When most of us hear the word “culture,” we think of the symphony, the museum, the theater district, the restaurants we recommend to out-of-town friends. That is culture in the narrow sense — important, beautiful and worth defending. But in its broader sense, culture is both more ordinary and more powerful.
Culture is the shared operating system of a community. It is the unwritten rules enforced with raised eyebrows or warm smiles. It is the stories we tell about who belongs. It is the habits we reward, the behaviors we normalize, the tone we take in disagreement, the way we treat service workers, the way we drive, the way we handle conflict, the way we behave when no one is watching.
Writer David Brooks once described culture as the “moral ecology” in which we live. That ecology either strengthens human dignity or erodes it.
If that definition feels too broad to wrap your mind around, it’s because culture touches everything. Anthropologists describe it as shared meanings and norms — patterns of thinking and acting that harden into “common sense.” Over time, what is repeated becomes what is expected. What is expected becomes who we are.
Culture is something we produce. It is formed when we decide what to overlook and what to confront, what to praise and what to shrug at and whether we bring our better selves into public life or outsource decency to someone else.
I’ve heard many North Texans complain that “our culture is broken,” as if culture were a distant bureaucracy or a weather system rolling in from elsewhere. But culture is rarely imposed from above. We are the ones who give it form and reinforce it. We are, by nature, culture-creators.
The good news is this: If culture comes from us, then culture depends on us.
We often assume meaningful change happens first at the national level through popular movements and effective leadership. But culture is local before it is national. It is practiced face to face, learned by repetition and reinforced in small, visible acts.
When groups of people intentionally practice a higher standard of conduct in how they disagree, how they include, how they celebrate and how they care for shared space, they alter the lived experience of a place. They create proof that something better is possible.
What would that look like in Dallas? It would not begin with slogans.
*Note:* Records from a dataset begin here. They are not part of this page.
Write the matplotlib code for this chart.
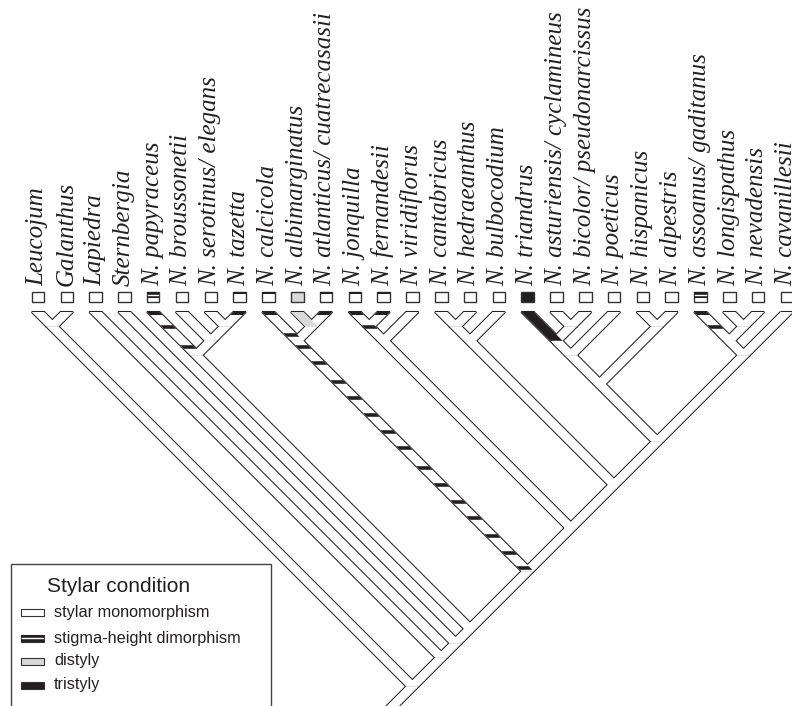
import matplotlib.pyplot as plt
from matplotlib.patches import Polygon, Rectangle

# taxa, left to right
taxa = ["Leucojum", "Galanthus", "Lapiedra", "Sternbergia",
        "N. papyraceus", "N. broussonetii", "N. serotinus/ elegans", "N. tazetta",
        "N. calcicola", "N. albimarginatus", "N. atlanticus/ cuatrecasasii",
        "N. jonquilla", "N. fernandesii", "N. viridiflorus", "N. cantabricus",
        "N. hedraeanthus", "N. bulbocodium", "N. triandrus",
        "N. asturiensis/ cyclamineus", "N. bicolor/ pseudonarcissus",
        "N. poeticus", "N. hispanicus", "N. alpestris", "N. assoanus/ gaditanus",
        "N. longispathus", "N. nevadensis", "N. cavanillesii"]

# topology as nested pairs of taxon indices
tree = ((0, 1), (2, (3, ((4, (5, (6, 7))),
        ((8, (9, 10)), (((11, 12), 13), (((14, 15), 16),
        ((((17, (18, 19)), 20), (21, 22)), ((23, (24, 25)), 26)))))))))

# state shown in the box above each taxon
box_state = ["mono", "mono", "mono", "mono", "dimorph", "mono", "mono", "part",
             "part", "distyly", "part", "part", "part", "mono", "mono", "mono",
             "mono", "tristyly", "mono", "mono", "mono", "mono", "mono", "dimorph",
             "mono", "mono", "mono"]

# terminal branches filled completely
branch_fill = {17: "tristyly", 9: "distyly"}
# terminal branches with a black band at the tip
top_bar = [4, 7, 8, 10, 11, 12, 23]
# black bars along a lineage (depth below the tips, px)
bars = {4: [15, 35], 11: [15], 23: [15],
        8: [23, 35, 51, 70, 86, 103, 120, 136, 156, 173, 190, 206, 224, 241, 256]}

legend_labels = ["stylar monomorphism", "stigma-height dimorphism", "distyly", "tristyly"]
legend_states = ["mono", "dimorph", "distyly", "tristyly"]

BLACK = "#231f20"
GREY = "#d9d9d9"
x0, dx = 38.0, 28.8
ytop = 312.0
hw = 6.2

fig = plt.figure(figsize=(7.92, 7.06), dpi=100)
ax = fig.add_axes([0, 0, 1, 1])
ax.set_xlim(0, 792)
ax.set_ylim(706, 0)
ax.axis("off")

nodes = []


def build(t):
    if isinstance(t, int):
        n = {"x": x0 + dx * t, "d": 0.0, "tip": t, "parent": None}
    else:
        a, b = build(t[0]), build(t[1])
        d = (b["x"] - a["x"] + a["d"] + b["d"]) / 2
        n = {"x": a["x"] + d - a["d"], "d": d, "tip": None, "parent": None}
        a["parent"] = n
        b["parent"] = n
    nodes.append(n)
    return n


root = build(tree)
tips = {n["tip"]: n for n in nodes if n["tip"] is not None}


def branch_poly(n):
    p = n["parent"]
    if p is None:
        px, pd = n["x"] - 45, n["d"] + 45
    else:
        px, pd = p["x"], p["d"]
    return [(n["x"] - hw, ytop + n["d"]), (n["x"] + hw, ytop + n["d"]),
            (px + hw, ytop + pd), (px - hw, ytop + pd)]


def x_at(tip, d):
    n = tips[tip]
    while n["parent"] is not None and n["parent"]["d"] < d:
        n = n["parent"]
    p = n["parent"]
    return n["x"] + (p["x"] - n["x"]) * (d - n["d"]) / (p["d"] - n["d"])


def band(tip, d1, d2, color):
    xa, xb = x_at(tip, d1), x_at(tip, d2)
    ax.add_patch(Polygon([(xa - hw, ytop + d1), (xa + hw, ytop + d1),
                          (xb + hw, ytop + d2), (xb - hw, ytop + d2)],
                         closed=True, fc=color, ec="none", zorder=3))


# outline of the union of all branches: black edges first, white fill on top
polys = [branch_poly(n) for n in nodes]
for pts in polys:
    ax.add_patch(Polygon(pts, closed=True, fc="none", ec=BLACK, lw=1.5, zorder=1))
for pts in polys:
    ax.add_patch(Polygon(pts, closed=True, fc="white", ec="none", zorder=2))

for t, st in branch_fill.items():
    ax.add_patch(Polygon(branch_poly(tips[t]), closed=True,
                         fc=BLACK if st == "tristyly" else GREY, ec="none", zorder=3))
for t in top_bar:
    band(t, 0, 3, BLACK)
for t, ds in bars.items():
    for d in ds:
        band(t, d - 1.8, d + 1.8, BLACK)


def state_box(x, y, w, h, st, lw=1.0, z=4, frac=0.6):
    fc = {"mono": "white", "dimorph": "white", "part": "white",
          "distyly": GREY, "tristyly": BLACK}[st]
    ax.add_patch(Rectangle((x, y), w, h, fc=fc, ec="#333333", lw=lw, zorder=z))
    if st == "dimorph":
        ax.add_patch(Rectangle((x, y), w, h * frac, fc=BLACK, ec="none", zorder=z + 1))
        ax.plot([x + 1, x + w - 1], [y + h * frac / 2, y + h * frac / 2],
                color="white", lw=1.0, zorder=z + 2)
    if st == "part":
        ax.add_patch(Rectangle((x, y), w, h * 0.22, fc=BLACK, ec="none", zorder=z + 1))


for i, name in enumerate(taxa):
    x = tips[i]["x"]
    state_box(x - 6.3, 292, 12.6, 10, box_state[i])
    ax.text(x + 5.5, 286, name, rotation=90, rotation_mode="anchor",
            ha="left", va="baseline", family="Liberation Serif", style="italic",
            fontsize=18, color=BLACK)

# legend
ax.add_patch(Rectangle((11, 564), 260, 160, fc="white", ec="#444444", lw=1.0,
                       zorder=6))
ax.text(47, 586, "Stylar condition", ha="left", va="center",
        family="Liberation Sans", fontsize=15, color=BLACK, zorder=7)
for k, (lab, st) in enumerate(zip(legend_labels, legend_states)):
    yy = [612, 638, 661, 685][k]
    state_box(21, yy - 3.5, 23, 7.5, st, lw=0.8, z=8, frac=1.0)
    ax.text(54, yy, lab, ha="left", va="center", family="Liberation Sans",
            fontsize=11.7, color=BLACK, zorder=7)

fig.savefig("out.png", dpi=100)
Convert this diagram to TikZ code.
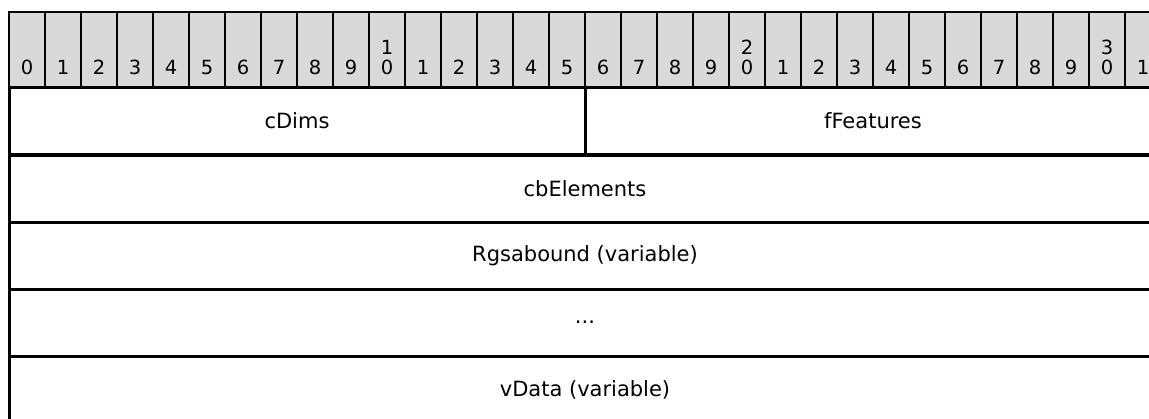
\documentclass[tikz,border=0pt]{standalone}
\usepackage{fontspec}
\setmainfont{DejaVu Sans}
\definecolor{hdrgray}{RGB}{217,217,217}
\tikzset{
  hdrcell/.style={draw=black, line width=1.5pt, fill=hdrgray},
  bitnum/.style={anchor=south, inner sep=0pt, align=center, font=\fontsize{19.5}{20}\selectfont},
  field/.style={draw=black, line width=3pt, minimum height=67pt, inner sep=0pt, font=\fontsize{21}{24}\selectfont}
}
\begin{document}
\begin{tikzpicture}[x=1pt,y=-1pt]
\useasboundingbox (0,0) rectangle (1149,418);
\clip (0,0) rectangle (1149,418);
\fill[white] (0,0) rectangle (1149,418);
% header cells
\foreach \k in {0,...,31}{
  \draw[hdrcell] ({9+36*\k},12) rectangle ({45+36*\k},87);
}
\foreach \k/\lab in {0/0,1/1,2/2,3/3,4/4,5/5,6/6,7/7,8/8,9/9,10/{1\\0},11/1,12/2,13/3,14/4,15/5,16/6,17/7,18/8,19/9,20/{2\\0},21/1,22/2,23/3,24/4,25/5,26/6,27/7,28/8,29/9,30/{3\\0},31/1}{
  \node[bitnum] (b\k) at ({27+36*\k},75) {\lab};
}
% fields
\node[field, minimum width=576pt] (cdims) at (297,121) {cDims};
\node[field, minimum width=576pt] (ffeatures) at (873,121) {fFeatures};
\node[field, minimum width=1152pt] (cbelements) at (585,188.5) {cbElements};
\node[field, minimum width=1152pt] (rgsabound) at (585,255.5) {Rgsabound (variable)};
\node[field, minimum width=1152pt] (dots) at (585,322.5) {...};
\node[field, minimum width=1152pt] (vdata) at (585,389.5) {vData (variable)};
\end{tikzpicture}
\end{document}
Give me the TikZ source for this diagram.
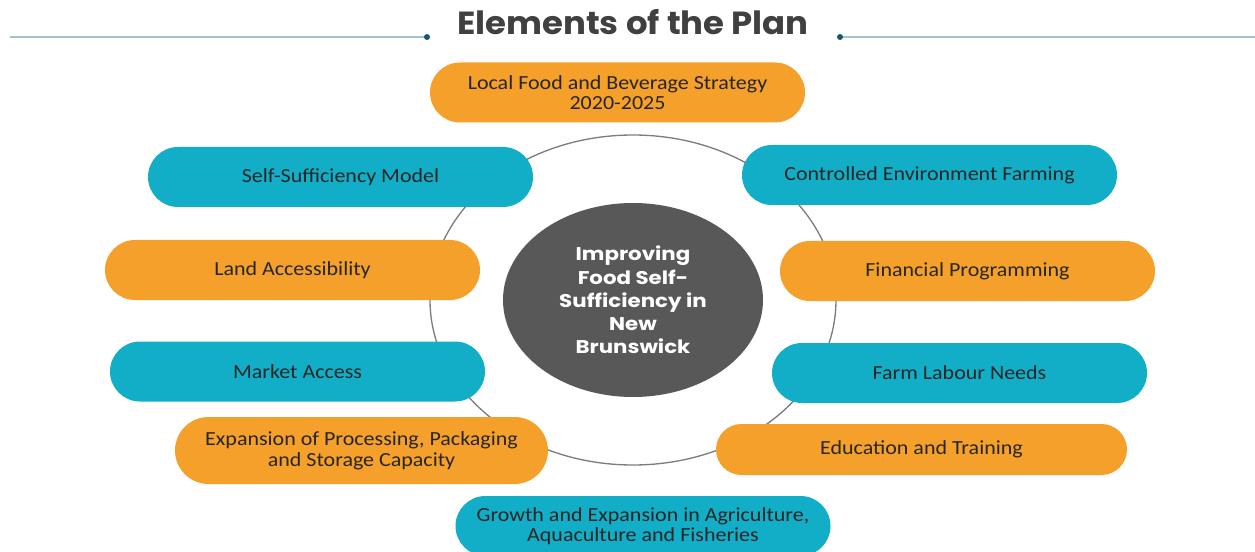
\documentclass[tikz,border=0pt]{standalone}
\usepackage{fontspec}
\setmainfont{Carlito}[FakeStretch=1.1]
\newfontfamily\headfont{Poppins}[FakeStretch=1.06]
\newfontfamily\hubfont{Poppins}[FakeStretch=1.16]
\usetikzlibrary{shapes.misc,shapes.geometric}

\definecolor{pillorange}{RGB}{244,160,42}
\definecolor{pillteal}{RGB}{18,174,199}
\definecolor{hubgray}{RGB}{88,88,88}
\definecolor{rulecol}{RGB}{160,196,204}
\definecolor{dotcol}{RGB}{22,90,105}
\definecolor{inkcol}{RGB}{38,38,38}
\definecolor{titlecol}{RGB}{64,64,64}
\definecolor{ringcol}{RGB}{125,125,125}

\tikzset{
  pill/.style={rounded rectangle, minimum height=45pt, minimum width=281.25pt,
    inner sep=0pt, text=inkcol, align=center,
    font=\fontsize{15}{15.5}\selectfont},
  pillo/.style={pill, fill=pillorange},
  pillt/.style={pill, fill=pillteal},
}

\begin{document}
\begin{tikzpicture}[x=0.75pt,y=0.75pt,yscale=-1,xscale=1]
\useasboundingbox (0,0) rectangle (1255,552);

% Title
\node (title) at (633,22) {\headfont\bfseries\fontsize{24}{26}\selectfont\color{titlecol}Elements of the Plan};
\coordinate (ruleL) at (10,37);
\coordinate (dotL) at (427,37);
\coordinate (dotR) at (840,37);
\coordinate (ruleR) at (1255,37);
\draw [rulecol, line width=1.5] (ruleL) -- (dotL);
\draw [rulecol, line width=1.5] (dotR) -- (ruleR);
\fill [dotcol] (dotL) circle (3);
\fill [dotcol] (dotR) circle (3);

% Hub and ring
\node [ellipse, fill=hubgray, minimum width=195pt, minimum height=145.5pt, inner sep=0pt,
  text=white, align=center, font=\hubfont\bfseries\fontsize{13.8}{17.4}\selectfont]
  (hub) at (633,300) {Improving\\Food Self-\\Sufficiency in\\New\\Brunswick};
\draw [ringcol, line width=1] (hub.center) ellipse [x radius=203, y radius=165];

% Pills
\node [pillo] (strategy) at (617.5,92.5) {Local Food and Beverage Strategy\\2020-2025};
\node [pillt, minimum width=288.75pt] (model) at (340.5,177) {Self-Sufficiency Model};
\node [pillt] (farming) at (929.5,175) {Controlled Environment Farming};
\node [pillo] (land) at (292.5,270) {Land Accessibility};
\node [pillo] (finance) at (967.5,271) {Financial Programming};
\node [pillt] (market) at (297.5,371.5) {Market Access};
\node [pillt] (labour) at (959.5,373) {Farm Labour Needs};
\node [pillo, minimum width=279.75pt, minimum height=50.25pt] (storage) at (361.5,450.5) {Expansion of Processing, Packaging\\and Storage Capacity};
\node [pillo, minimum width=308.25pt, minimum height=38.25pt] (training) at (921.5,449.5) {Education and Training};
\node [pillt] (growth) at (643,526) {Growth and Expansion in Agriculture,\\Aquaculture and Fisheries};

\end{tikzpicture}
\end{document}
Culture changes when three things align: telling a compelling story about who we are trying to become, engaging in repeatable practices that make that story tangible and encouraging, and reinforcing the behaviors that bring that story to its conclusion.
Imagine a city that treats dignity as a civic norm instead of a private virtue, a city that prioritizes hospitality, a city that elevates gratitude over grievance, a city that expects disagreement without dehumanization, a city that understands beauty as a public good, not a luxury.
That kind of civic culture cannot be manufactured by even the most efficient or well-meaning government, nor by any single institution. It would require alignment among schools, businesses, nonprofits, faith congregations, arts organizations and civic leaders reinforcing the same signals — that character counts, that self-mastery matters and that public life is worth tending.
The real contest for a community’s future is not fought over budgets and buildings, but over the moral ecology we create around one another. The battleground is what we normalize and what we reward, and the outcome will determine whether cynicism becomes the default tone of adulthood or optimism and goodwill regain their place in civil life.
Every generation faces the same question: Can society make an improvement, or are we destined to recycle the same failures with new branding?
The answer depends less on national headlines or exciting popular movements and more on whether ordinary people decide to take on the responsibility of being the culture-creators we really are.
Culture is a practice. And if enough of us practice what is higher — dignity, courage, restraint, gratitude, hospitality — the higher stops feeling exceptional. It becomes normal.
That’s how culture changes. And that’s how a city rises.
Kyle Ogden is president and CEO of the Thanks-Giving Foundation.